JACKSON a. SMITH.
New York Common Pleas; General Term,
July, 1863.
Appeal from District Court.—Appeal from Order.—Stay of Proceedings.—Service of Undertaking.—Specifying Irregularity.
On appeal from an order made on a motion, where no papers are read in opposition to the moving affidavit, every intendment is in favor of the statements contained in such affidavit.
On appeal from a district court of the city of New York before the issue of execution, a stay of proceedings is perfected by filing with the clerk of the Common Pleas an undertaking approved, as required by section 356 of the Code of Procedure.
If execution has been issued, a certified copy must also be served on the officer to whom it was issued.
It is unnecessary to serve a copy of such undertaking on the respondent.
On appeal from an order granting a motion to set aside an execution, issued to the sheriff on a judgment recovered in a district court, it will be presumed in support of the order that such judgment was duly docketed, otherwise the execution would have been to a constable.
Objections to motion papers, which might have been remedied at special term by amendment, cannot be raised for the first time on appeal.
The issuing of an execution in violation of a stay of proceedings is a substantial grievance, and not a mere irregularity, within the rule that a notice of motion founded on an irregularity must specify it. -
Appeal from an order setting aside an execution.
This action was Drought in the Sixth District Court by William H. Jackson and another against Charles Smith. The plaintiffs had judgment, from which the defendant appealed to this court, and gave the undertaking required by sections 354 and 356 of the Code of Procedure, which was approved by the district justice and filed with the clerk of the Court of Common Pleas. After the filing of the undertaking, the plaintiffs issued execution upon the judgment. The defendant moved to set aside this execution : the motion was granted, and the plaintiffs now appealed.

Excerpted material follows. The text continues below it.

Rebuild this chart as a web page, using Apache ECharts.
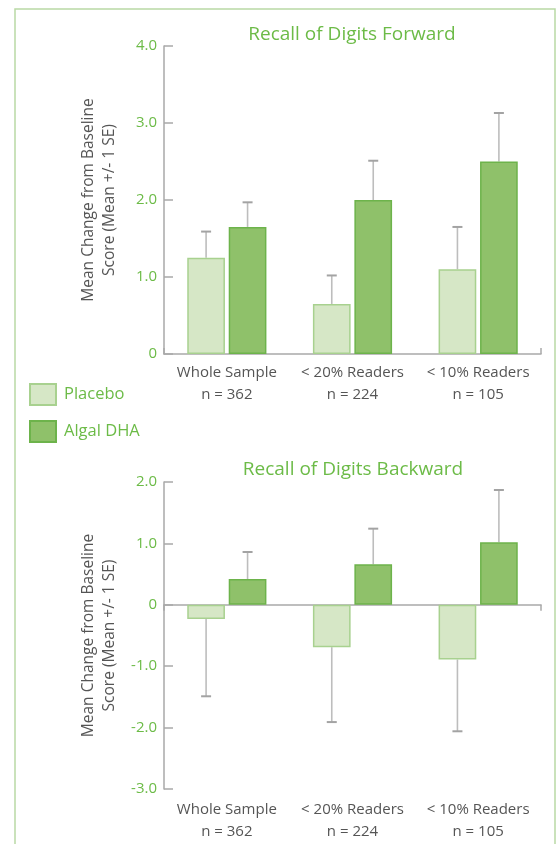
<!DOCTYPE html>
<html><head><meta charset="utf-8">
<script src="https://cdn.jsdelivr.net/npm/echarts@6/dist/echarts.min.js"></script>
<style>html,body{margin:0;padding:0;background:#fff}#c{width:557px;height:844px}</style>
</head><body><div id="c"></div>
<script>
const categories = ['Whole Sample\nn = 362', '< 20% Readers\nn = 224', '< 10% Readers\nn = 105'];
const seriesNames = ['Placebo', 'Algal DHA'];
const fwdPlacebo = [1.25, 0.65, 1.1];
const fwdPlaceboSE = [0.34, 0.37, 0.55];
const fwdDHA = [1.65, 2.0, 2.5];
const fwdDHASE = [0.32, 0.51, 0.63];
const bwdPlacebo = [-0.23, -0.69, -0.89];
const bwdPlaceboSE = [1.26, 1.22, 1.17];
const bwdDHA = [0.42, 0.66, 1.02];
const bwdDHASE = [0.44, 0.58, 0.85];
const fwdTicks = {min: 0, max: 4, interval: 1};
const bwdTicks = {min: -3, max: 2, interval: 1};
const titles = ['Recall of Digits Forward', 'Recall of Digits Backward'];
const yName = 'Mean Change from Baseline\nScore (Mean +/- 1 SE)';

const FONT = 'Open Sans';
const GREEN = '#6cbb47';
const AXIS = '#a9a9a9';
const placeboStyle = {color: '#d6e7c6', borderColor: '#a8d18f', borderWidth: 1.5};
const dhaStyle = {color: '#8fc16a', borderColor: '#6db34b', borderWidth: 1.5};
const BAR_W = 0.3, GAP = 0.1;

function errRender(sign) {
  return function (params, api) {
    const x = api.value(0), v = api.value(1), se = api.value(2);
    const band = api.size([1, 0])[0];
    const bw = band * BAR_W, g = bw * GAP;
    const off = sign * (bw + g) / 2;
    const p0 = api.coord([x, v]);
    const end = v >= 0 ? v + se : v - se;
    const p1 = api.coord([x, end]);
    const cx = p0[0] + off;
    return {type: 'group', children: [
      {type: 'line', shape: {x1: cx, y1: p0[1], x2: cx, y2: p1[1]}, style: {stroke: '#bdbdbd', lineWidth: 1.6}},
      {type: 'line', shape: {x1: cx - 5, y1: p1[1], x2: cx + 5, y2: p1[1]}, style: {stroke: '#a3a3a3', lineWidth: 2}}
    ]};
  };
}
function errData(vals, se) { return vals.map((v, i) => [i, v, se[i]]); }
function fmt(v) { return v === 0 ? '0' : v.toFixed(1); }

const yAxisBase = (t, gi) => ({
  type: 'value', gridIndex: gi, min: t.min, max: t.max, interval: t.interval,
  splitLine: {show: false},
  axisLine: {show: true, lineStyle: {color: AXIS, width: 1.5}},
  axisTick: {show: true, inside: true, length: 9, lineStyle: {color: AXIS, width: 1.5}},
  axisLabel: {color: GREEN, fontFamily: FONT, fontSize: 15, margin: 7, formatter: fmt},
  name: yName, nameLocation: 'middle', nameRotate: 90, nameGap: 44,
  nameTextStyle: {color: '#555', fontFamily: FONT, fontSize: 15.5, lineHeight: 21, align: 'center'}
});

const xLabel = (m) => ({color: '#555', fontFamily: FONT, fontSize: 15, lineHeight: 22, margin: m, interval: 0, hideOverlap: false});

const option = {
  animation: false,
  backgroundColor: '#fff',
  graphic: [{type: 'rect', shape: {x: 15, y: 9, width: 540, height: 900}, style: {fill: 'none', stroke: '#b9d9a5', lineWidth: 1.5}, silent: true}],
  title: [
    {text: titles[0], left: 347, top: 20, textAlign: 'center', textStyle: {color: GREEN, fontFamily: FONT, fontSize: 19, fontWeight: 'normal'}},
    {text: titles[1], left: 348, top: 455, textAlign: 'center', textStyle: {color: GREEN, fontFamily: FONT, fontSize: 19, fontWeight: 'normal'}}
  ],
  legend: {orient: 'vertical', left: 29, top: 383, padding: 0, icon: 'rect', itemWidth: 26, itemHeight: 21, itemGap: 14,
    data: seriesNames, textStyle: {color: GREEN, fontFamily: FONT, fontSize: 16.5, padding: [0, 0, 0, 3]}},
  grid: [
    {left: 164, right: 16, top: 46, height: 308},
    {left: 164, right: 16, top: 482, height: 307}
  ],
  xAxis: [
    {type: 'category', gridIndex: 0, data: categories,
      axisLine: {lineStyle: {color: AXIS, width: 1.5}},
      axisTick: {show: true, inside: true, length: 6, interval: (i) => i === 0, lineStyle: {color: AXIS, width: 1.5}},
      axisLabel: xLabel(8)},
    {type: 'category', gridIndex: 1, data: categories, position: 'bottom',
      axisLine: {show: true, onZero: true, lineStyle: {color: AXIS, width: 1.5}},
      axisTick: {show: true, inside: false, length: 6, interval: (i) => i === 0, lineStyle: {color: AXIS, width: 1.5}},
      axisLabel: {show: false}},
    {type: 'category', gridIndex: 1, data: categories, position: 'bottom',
      axisLine: {show: false, onZero: false}, axisTick: {show: false},
      axisLabel: xLabel(10)}
  ],
  yAxis: [yAxisBase(fwdTicks, 0), yAxisBase(bwdTicks, 1)],
  series: [
    {name: seriesNames[0], type: 'bar', xAxisIndex: 0, yAxisIndex: 0, data: fwdPlacebo, barWidth: '30%', barGap: '10%', itemStyle: placeboStyle},
    {name: seriesNames[1], type: 'bar', xAxisIndex: 0, yAxisIndex: 0, data: fwdDHA, barWidth: '30%', barGap: '10%', itemStyle: dhaStyle},
    {type: 'custom', xAxisIndex: 0, yAxisIndex: 0, data: errData(fwdPlacebo, fwdPlaceboSE), renderItem: errRender(-1), z: 1},
    {type: 'custom', xAxisIndex: 0, yAxisIndex: 0, data: errData(fwdDHA, fwdDHASE), renderItem: errRender(1), z: 1},
    {name: seriesNames[0], type: 'bar', xAxisIndex: 1, yAxisIndex: 1, data: bwdPlacebo, barWidth: '30%', barGap: '10%', itemStyle: placeboStyle},
    {name: seriesNames[1], type: 'bar', xAxisIndex: 1, yAxisIndex: 1, data: bwdDHA, barWidth: '30%', barGap: '10%', itemStyle: dhaStyle},
    {type: 'custom', xAxisIndex: 1, yAxisIndex: 1, data: errData(bwdPlacebo, bwdPlaceboSE), renderItem: errRender(-1), z: 1},
    {type: 'custom', xAxisIndex: 1, yAxisIndex: 1, data: errData(bwdDHA, bwdDHASE), renderItem: errRender(1), z: 1}
  ]
};
const chart = echarts.init(document.getElementById('c'), null, {renderer: 'canvas'});
chart.setOption(option);
</script></body></html>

Harrington & Grieff, for the appellants.
I. The respondent’s proceedings were not stayed, because no copy of the alleged undertaking was served. (Code, §§ 356-358.)
II. It did not appear that a transcript of the judgment had been filed in this court, or that the undertaking was for an amount sufficient to stay proceedings.
III. The moving papers did not specify the irregularity complained of. (Supreme Court Rule 39.)
John Anderson, Jr., for the respondent.
There is no law requiring the appellant on an appeal from a district court to serve a copy of the undertaking uj>on the respondent.
[MAJORITY — By the Court.—Hilton, J.]
By the Court.—Hilton, J.
Every intendment must be presumed in favor of the statements contained in the moving affidavit read on the motion below, there having been no papers read in opposition. Prom this affidavit we learn that on a judgment rendered in a district court an execution has been issued to the sheriff; and although an appeal has been taken, and the undertaking therein approved and filed, and a copy thereof approved by our clerk duly served on the sheriff, that officer threatens to levy under the execution and remove the property of the defendant.
The only ground of opposition urged against a motion, .based on these admitted facts, to vacate an execution issued long after an appeal had been perfected, and which still is undetermined, was that a copy of the undertaking had not been served upon-the respondent’s attorney. '
The plain answer to this objection was that the Code (§§ 354-357) declares that the approval and filing of the undertaking shall stay the issuing of the execution; and, if issued, the service of a copy thereof upon the officer holding it shall stay further proceedings thereon.
Here the execution was issued after the undertaking had been approved and filed, and the writ was therefore properly vacated, there being no provision of law or practice requiring such an undertaking to be served on the respondent or his attorney.
The appellants from the order made at special term take three objections, neither of which were there alluded to, but all of which may be easily disposed of notwithstanding.
I. That this court has no jurisdiction of the motion, the moving papers not showing that a transcript of the judgment had been filed with the county clerk.
As to this, it appeared that he had issued an execution on the judgment to the sheriff; and as an execution out of a district court can only issue to a constable (see District Court Act, Laws of 1857, ch. 344, §§ 51, 52), it must be presumed that a transcript had been filed.
II. That it did not appear that the undertaking given was in the form prescribed for staying proceedings on the appeal.
The affidavit clearly indicates, indeed, the only inference that can be drawn from it is, that the undertaking was one in the usual form for staying proceedings; but, as no objection to its form or sufficiency was made below, it cannot now be considered.
HI. That if the execution was irregularly issued, the notice of motion was defective in not specifying the irregularity.
There was no question of irregularity involved in the motion. The plaintiffs, in violation of law, had issued an execution, under which they were about seizing the defendant’s property. No mere question of practice was involved in such an act, but a substantial grievance, which the defendant was entitled to have remedied without regard to forms or technicalities.
The order should be affirmed.
Present, Daly, F. J., Hilton and Brady, JJ.